See How Briefpoint Gives Your Entire Team a Faster Review Solution
Document review automation works best when the solution gives your team speed without removing human oversight.
Briefpoint does that for litigation teams by helping them draft discovery, respond to requests, and turn case files into production-ready work.
With Briefpoint, your entire team can create objection-aware RFAs, RFPs, and interrogatories. Autodoc feature goes further by reviewing productions and case files, finding responsive documents for each RFP, and generating Word responses with objections, answers, and page-level Bates citations.
Briefpoint also creates Bates-numbered production packages, so your team spends less time assembling files by hand.
The platform includes trust-and-verify controls, which let you see where the AI searched, confirm or deselect files, tag privileged materials, and edit the final text before service. That gives you the power to move faster while keeping legal judgment in the review process.
If your practice needs an easy way to reduce discovery work, Briefpoint is built for exactly that workflow.
FAQs About Document Review Automation
What is document review automation?
Document review automation uses software to help review, sort, and prepare legal documents faster. It can identify key details, organize information, and reduce repetitive manual work during the review process.
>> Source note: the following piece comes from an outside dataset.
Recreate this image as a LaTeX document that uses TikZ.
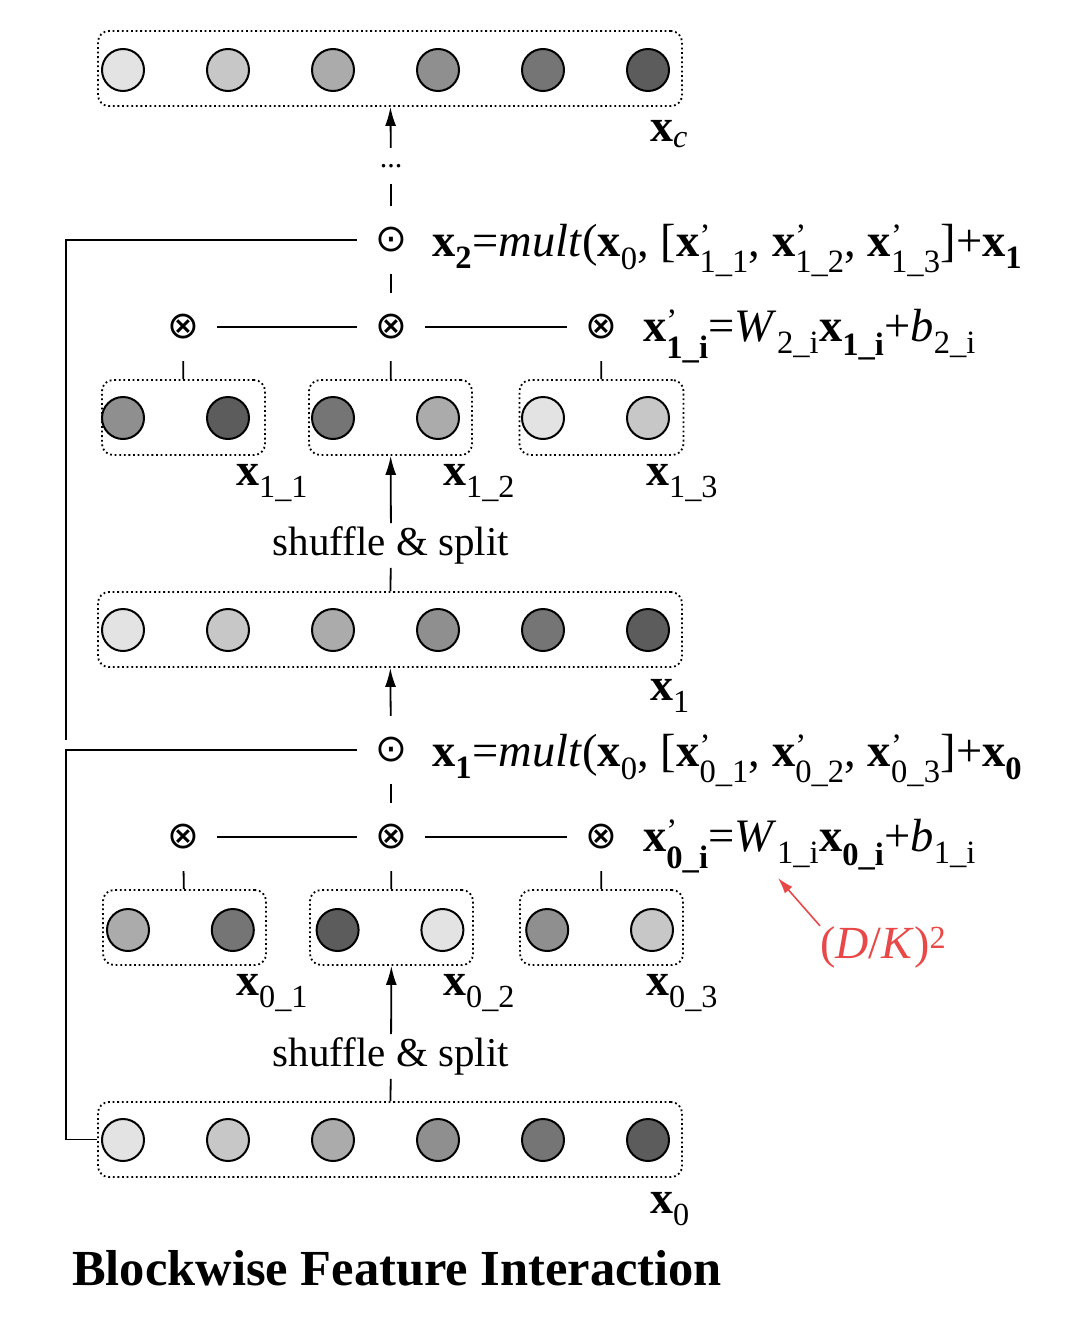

Can document review automation reduce mistakes?
Yes, it can reduce human error by helping your team catch repeated language, missing details, and inconsistent information. You should still review the final output because legal judgment, context, and strategy still matter.
Is document review automation secure?
Security depends on the tool you use. Look for document review automation software with clear access controls, data protection standards, and permission settings so only the right people can view sensitive files.
Does document review automation require training?
Most tools require some training before your team gets the best results. Some systems also support continuous active learning, which means the software can improve its review suggestions as users give feedback and make decisions.